[start Given material]
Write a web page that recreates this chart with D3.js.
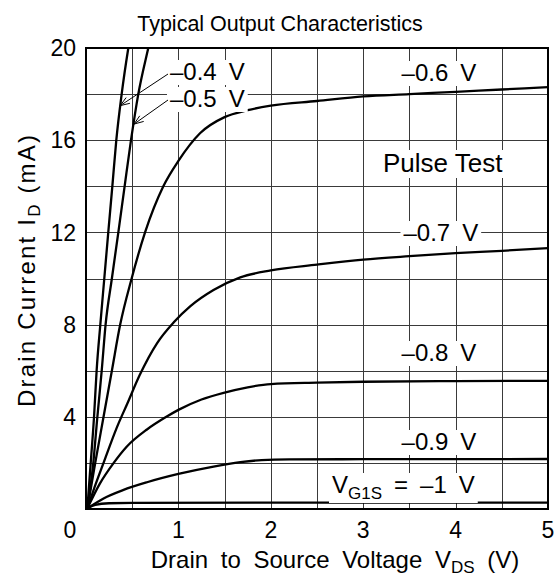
<!doctype html>
<html>
<head>
<meta charset="utf-8">
<style>
  body { margin: 0; background: #fff; }
  svg { display: block; }
  text { font-family: "Liberation Sans", Arial, Helvetica, sans-serif; fill: #000; }
  .grid line { stroke: #3a3a3a; stroke-width: 1; shape-rendering: crispEdges; }
  .curve { fill: none; stroke: #000; stroke-width: 2.3; }
</style>
<script src="https://d3js.org/d3.v7.min.js"></script>
</head>
<body>
<svg width="557" height="578"></svg>
<script>
// axis ticks
var xTicks = [0, 1, 2, 3, 4, 5];
var yTicks = [4, 8, 12, 16, 20];

// Drain current curves, [VDS (V), ID (mA)] for each gate voltage
var id04 = [[0.015,0.03],[0.051,2],[0.087,4],[0.115,6],[0.155,8],[0.198,10],[0.241,12],[0.285,14],[0.328,16],[0.386,18],[0.458,20],[0.5,21]];
var id05 = [[0.015,0.03],[0.079,2],[0.123,4],[0.17,6],[0.212,8],[0.28,10],[0.35,12],[0.418,14],[0.487,16],[0.566,18],[0.674,20],[0.73,21]];
var id06 = [[0.015,0.03],[0.1,2],[0.19,4],[0.28,6],[0.37,8],[0.494,10],[0.639,12],[0.837,14],[1.0,15.1],[1.234,16.3],[1.5,17.0],[1.75,17.3],[2.0,17.5],[2.5,17.7],[3.0,17.9],[3.5,18.0],[4.0,18.1],[4.5,18.2],[5.0,18.3]];
var id07 = [[0.015,0.03],[0.08,0.8],[0.19,2],[0.33,3.5],[0.45,4.6],[0.58,5.8],[0.77,7.2],[0.95,8.1],[1.13,8.8],[1.38,9.5],[1.67,10.05],[2.0,10.35],[2.5,10.6],[3.0,10.82],[3.5,10.97],[4.0,11.1],[4.5,11.2],[5.0,11.32]];
var id08 = [[0.015,0.03],[0.15,1.1],[0.3,2],[0.44,2.7],[0.66,3.45],[0.87,4.0],[1.0,4.3],[1.25,4.75],[1.5,5.05],[1.75,5.28],[2.0,5.42],[2.5,5.48],[3,5.52],[4,5.55],[5,5.56]];
var id09 = [[0.015,0.03],[0.19,0.46],[0.4,0.82],[0.66,1.16],[1.0,1.52],[1.38,1.84],[1.67,2.03],[1.9,2.12],[2.2,2.15],[3,2.16],[5,2.17]];
var id10 = [[0.015,0.03],[0.1,0.18],[0.25,0.25],[0.5,0.27],[5,0.28]];

var svg = d3.select("svg"),
    pLeft = 86, pTop = 48, pRight = 548, pBottom = 509;

var x = d3.scaleLinear().domain([0, 5]).range([pLeft, pRight]);
var y = d3.scaleLinear().domain([0, 20]).range([pBottom, pTop]);

svg.append("text")
   .attr("x", 280).attr("y", 31)
   .attr("text-anchor", "middle")
   .attr("font-size", "21.5px")
   .text("Typical Output Characteristics");

// grid
var grid = svg.append("g").attr("class", "grid");
grid.selectAll(".v").data(d3.range(0.5, 5, 0.5)).enter().append("line")
    .attr("x1", function(d) { return Math.round(x(d)) + 0.5; })
    .attr("x2", function(d) { return Math.round(x(d)) + 0.5; })
    .attr("y1", pTop).attr("y2", pBottom);
grid.selectAll(".h").data(d3.range(2, 20, 2)).enter().append("line")
    .attr("y1", function(d) { return Math.round(y(d)) + 0.5; })
    .attr("y2", function(d) { return Math.round(y(d)) + 0.5; })
    .attr("x1", pLeft).attr("x2", pRight);

svg.append("clipPath").attr("id", "plot")
   .append("rect").attr("x", pLeft).attr("y", pTop)
   .attr("width", pRight - pLeft).attr("height", pBottom - pTop);

var line = d3.line()
    .x(function(d) { return x(d[0]); })
    .y(function(d) { return y(d[1]); })
    .curve(d3.curveMonotoneX);

var curves = svg.append("g").attr("clip-path", "url(#plot)");
[id04, id05, id06, id07, id08, id09, id10].forEach(function(c) {
    curves.append("path").attr("class", "curve").attr("d", line(c));
});

svg.append("rect")
   .attr("x", pLeft).attr("y", pTop)
   .attr("width", pRight - pLeft).attr("height", pBottom - pTop)
   .attr("fill", "none").attr("stroke", "#000").attr("stroke-width", 2);

// tick labels
svg.selectAll(".xt").data(xTicks).enter().append("text")
   .attr("x", function(d) { return d === 0 ? x(d) - 16 : x(d); })
   .attr("y", 538)
   .attr("text-anchor", "middle")
   .attr("font-size", "23px")
   .text(function(d) { return d; });
svg.selectAll(".yt").data(yTicks).enter().append("text")
   .attr("x", 76)
   .attr("y", function(d) { return y(d); })
   .attr("dy", "0.36em")
   .attr("text-anchor", "end")
   .attr("font-size", "23px")
   .text(function(d) { return d; });

// axis titles
var xl = svg.append("text")
   .attr("x", 335).attr("y", 568)
   .attr("text-anchor", "middle")
   .attr("font-size", "24px")
   .attr("word-spacing", "6px");
xl.append("tspan").text("Drain to Source Voltage V");
xl.append("tspan").attr("font-size", "17px").attr("dy", 5).text("DS");
xl.append("tspan").attr("dy", -5).text(" (V)");

var yl = svg.append("text")
   .attr("transform", "translate(35,271) rotate(-90)")
   .attr("text-anchor", "middle")
   .attr("font-size", "24px")
   .attr("textLength", 272)
   .attr("lengthAdjust", "spacing");
yl.append("tspan").text("Drain Current I");
yl.append("tspan").attr("font-size", "17px").attr("dy", 5).text("D");
yl.append("tspan").attr("dy", -5).text(" (mA)");

// curve labels, white box behind each
var labels = svg.append("g");
function label(px, py, anchor, parts, size) {
    var g = labels.append("g");
    var t = g.append("text").attr("x", px).attr("y", py)
        .attr("text-anchor", anchor).attr("font-size", (size || 24) + "px");
    parts.forEach(function(p) {
        var s = t.append("tspan").text(p[0]);
        if (p[1]) s.attr("font-size", p[1] + "px");
        if (p[2]) s.attr("dy", p[2]);
    });
    var b = t.node().getBBox();
    g.insert("rect", "text")
     .attr("x", b.x - 3).attr("y", b.y + 2)
     .attr("width", b.width + 6).attr("height", b.height - 2)
     .attr("fill", "#fff");
    return b;
}

label(170, 80, "start", [["\u20130.4\u2002V"]]);
label(170, 107, "start", [["\u20130.5\u2002V"]]);
label(x(3.82), 81, "middle", [["\u20130.6\u2002V"]]);
label(x(3.86), 172, "middle", [["Pulse Test"]], 26);
label(x(3.84), 241, "middle", [["\u20130.7\u2002V"]]);
label(x(3.82), 361, "middle", [["\u20130.8\u2002V"]]);
label(x(3.82), 450, "middle", [["\u20130.9\u2002V"]]);
label(332, 493, "start", [["V"], ["G1S", 17, 6], ["\u2002=\u2002\u20131\u2002V", null, -6]]);

// leader arrows for -0.4 V and -0.5 V
function arrow(x0, y0, pt) {
    var x1 = x(pt[0]), y1 = y(pt[1]);
    var a = Math.atan2(y0 - y1, x0 - x1), len = 10, sp = 0.35;
    var g = svg.append("g").attr("stroke", "#000").attr("stroke-width", 1).attr("fill", "none");
    g.append("line").attr("x1", x0).attr("y1", y0).attr("x2", x1).attr("y2", y1);
    g.append("path").attr("d",
        "M" + (x1 + len * Math.cos(a + sp)) + "," + (y1 + len * Math.sin(a + sp)) +
        "L" + x1 + "," + y1 +
        "L" + (x1 + len * Math.cos(a - sp)) + "," + (y1 + len * Math.sin(a - sp)));
}
arrow(168, 74, [0.37, 17.5]);
arrow(168, 100, [0.52, 16.7]);
</script>
</body>
</html>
[end Given material]
▶ _Goal_:
Reproduce the listing exactly. Leave its pictures out.

▶ _Task result_:
Write a web page that recreates this chart with D3.js.
<!doctype html>
<html>
<head>
<meta charset="utf-8">
<style>
  body { margin: 0; background: #fff; }
  svg { display: block; }
  text { font-family: "Liberation Sans", Arial, Helvetica, sans-serif; fill: #000; }
  .grid line { stroke: #3a3a3a; stroke-width: 1; shape-rendering: crispEdges; }
  .curve { fill: none; stroke: #000; stroke-width: 2.3; }
</style>
<script src="https://d3js.org/d3.v7.min.js"></script>
</head>
<body>
<svg width="557" height="578"></svg>
<script>
// axis ticks
var xTicks = [0, 1, 2, 3, 4, 5];
var yTicks = [4, 8, 12, 16, 20];

// Drain current curves, [VDS (V), ID (mA)] for each gate voltage
var id04 = [[0.015,0.03],[0.051,2],[0.087,4],[0.115,6],[0.155,8],[0.198,10],[0.241,12],[0.285,14],[0.328,16],[0.386,18],[0.458,20],[0.5,21]];
var id05 = [[0.015,0.03],[0.079,2],[0.123,4],[0.17,6],[0.212,8],[0.28,10],[0.35,12],[0.418,14],[0.487,16],[0.566,18],[0.674,20],[0.73,21]];
var id06 = [[0.015,0.03],[0.1,2],[0.19,4],[0.28,6],[0.37,8],[0.494,10],[0.639,12],[0.837,14],[1.0,15.1],[1.234,16.3],[1.5,17.0],[1.75,17.3],[2.0,17.5],[2.5,17.7],[3.0,17.9],[3.5,18.0],[4.0,18.1],[4.5,18.2],[5.0,18.3]];
var id07 = [[0.015,0.03],[0.08,0.8],[0.19,2],[0.33,3.5],[0.45,4.6],[0.58,5.8],[0.77,7.2],[0.95,8.1],[1.13,8.8],[1.38,9.5],[1.67,10.05],[2.0,10.35],[2.5,10.6],[3.0,10.82],[3.5,10.97],[4.0,11.1],[4.5,11.2],[5.0,11.32]];
var id08 = [[0.015,0.03],[0.15,1.1],[0.3,2],[0.44,2.7],[0.66,3.45],[0.87,4.0],[1.0,4.3],[1.25,4.75],[1.5,5.05],[1.75,5.28],[2.0,5.42],[2.5,5.48],[3,5.52],[4,5.55],[5,5.56]];
var id09 = [[0.015,0.03],[0.19,0.46],[0.4,0.82],[0.66,1.16],[1.0,1.52],[1.38,1.84],[1.67,2.03],[1.9,2.12],[2.2,2.15],[3,2.16],[5,2.17]];
var id10 = [[0.015,0.03],[0.1,0.18],[0.25,0.25],[0.5,0.27],[5,0.28]];

var svg = d3.select("svg"),
    pLeft = 86, pTop = 48, pRight = 548, pBottom = 509;

var x = d3.scaleLinear().domain([0, 5]).range([pLeft, pRight]);
var y = d3.scaleLinear().domain([0, 20]).range([pBottom, pTop]);

svg.append("text")
   .attr("x", 280).attr("y", 31)
   .attr("text-anchor", "middle")
   .attr("font-size", "21.5px")
   .text("Typical Output Characteristics");

// grid
var grid = svg.append("g").attr("class", "grid");
grid.selectAll(".v").data(d3.range(0.5, 5, 0.5)).enter().append("line")
    .attr("x1", function(d) { return Math.round(x(d)) + 0.5; })
    .attr("x2", function(d) { return Math.round(x(d)) + 0.5; })
    .attr("y1", pTop).attr("y2", pBottom);
grid.selectAll(".h").data(d3.range(2, 20, 2)).enter().append("line")
    .attr("y1", function(d) { return Math.round(y(d)) + 0.5; })
    .attr("y2", function(d) { return Math.round(y(d)) + 0.5; })
    .attr("x1", pLeft).attr("x2", pRight);

svg.append("clipPath").attr("id", "plot")
   .append("rect").attr("x", pLeft).attr("y", pTop)
   .attr("width", pRight - pLeft).attr("height", pBottom - pTop);

var line = d3.line()
    .x(function(d) { return x(d[0]); })
    .y(function(d) { return y(d[1]); })
    .curve(d3.curveMonotoneX);

var curves = svg.append("g").attr("clip-path", "url(#plot)");
[id04, id05, id06, id07, id08, id09, id10].forEach(function(c) {
    curves.append("path").attr("class", "curve").attr("d", line(c));
});

svg.append("rect")
   .attr("x", pLeft).attr("y", pTop)
   .attr("width", pRight - pLeft).attr("height", pBottom - pTop)
   .attr("fill", "none").attr("stroke", "#000").attr("stroke-width", 2);

// tick labels
svg.selectAll(".xt").data(xTicks).enter().append("text")
   .attr("x", function(d) { return d === 0 ? x(d) - 16 : x(d); })
   .attr("y", 538)
   .attr("text-anchor", "middle")
   .attr("font-size", "23px")
   .text(function(d) { return d; });
svg.selectAll(".yt").data(yTicks).enter().append("text")
   .attr("x", 76)
   .attr("y", function(d) { return y(d); })
   .attr("dy", "0.36em")
   .attr("text-anchor", "end")
   .attr("font-size", "23px")
   .text(function(d) { return d; });

// axis titles
var xl = svg.append("text")
   .attr("x", 335).attr("y", 568)
   .attr("text-anchor", "middle")
   .attr("font-size", "24px")
   .attr("word-spacing", "6px");
xl.append("tspan").text("Drain to Source Voltage V");
xl.append("tspan").attr("font-size", "17px").attr("dy", 5).text("DS");
xl.append("tspan").attr("dy", -5).text(" (V)");

var yl = svg.append("text")
   .attr("transform", "translate(35,271) rotate(-90)")
   .attr("text-anchor", "middle")
   .attr("font-size", "24px")
   .attr("textLength", 272)
   .attr("lengthAdjust", "spacing");
yl.append("tspan").text("Drain Current I");
yl.append("tspan").attr("font-size", "17px").attr("dy", 5).text("D");
yl.append("tspan").attr("dy", -5).text(" (mA)");

// curve labels, white box behind each
var labels = svg.append("g");
function label(px, py, anchor, parts, size) {
    var g = labels.append("g");
    var t = g.append("text").attr("x", px).attr("y", py)
        .attr("text-anchor", anchor).attr("font-size", (size || 24) + "px");
    parts.forEach(function(p) {
        var s = t.append("tspan").text(p[0]);
        if (p[1]) s.attr("font-size", p[1] + "px");
        if (p[2]) s.attr("dy", p[2]);
    });
    var b = t.node().getBBox();
    g.insert("rect", "text")
     .attr("x", b.x - 3).attr("y", b.y + 2)
     .attr("width", b.width + 6).attr("height", b.height - 2)
     .attr("fill", "#fff");
    return b;
}

label(170, 80, "start", [["\u20130.4\u2002V"]]);
label(170, 107, "start", [["\u20130.5\u2002V"]]);
label(x(3.82), 81, "middle", [["\u20130.6\u2002V"]]);
label(x(3.86), 172, "middle", [["Pulse Test"]], 26);
label(x(3.84), 241, "middle", [["\u20130.7\u2002V"]]);
label(x(3.82), 361, "middle", [["\u20130.8\u2002V"]]);
label(x(3.82), 450, "middle", [["\u20130.9\u2002V"]]);
label(332, 493, "start", [["V"], ["G1S", 17, 6], ["\u2002=\u2002\u20131\u2002V", null, -6]]);

// leader arrows for -0.4 V and -0.5 V
function arrow(x0, y0, pt) {
    var x1 = x(pt[0]), y1 = y(pt[1]);
    var a = Math.atan2(y0 - y1, x0 - x1), len = 10, sp = 0.35;
    var g = svg.append("g").attr("stroke", "#000").attr("stroke-width", 1).attr("fill", "none");
    g.append("line").attr("x1", x0).attr("y1", y0).attr("x2", x1).attr("y2", y1);
    g.append("path").attr("d",
        "M" + (x1 + len * Math.cos(a + sp)) + "," + (y1 + len * Math.sin(a + sp)) +
        "L" + x1 + "," + y1 +
        "L" + (x1 + len * Math.cos(a - sp)) + "," + (y1 + len * Math.sin(a - sp)));
}
arrow(168, 74, [0.37, 17.5]);
arrow(168, 100, [0.52, 16.7]);
</script>
</body>
</html>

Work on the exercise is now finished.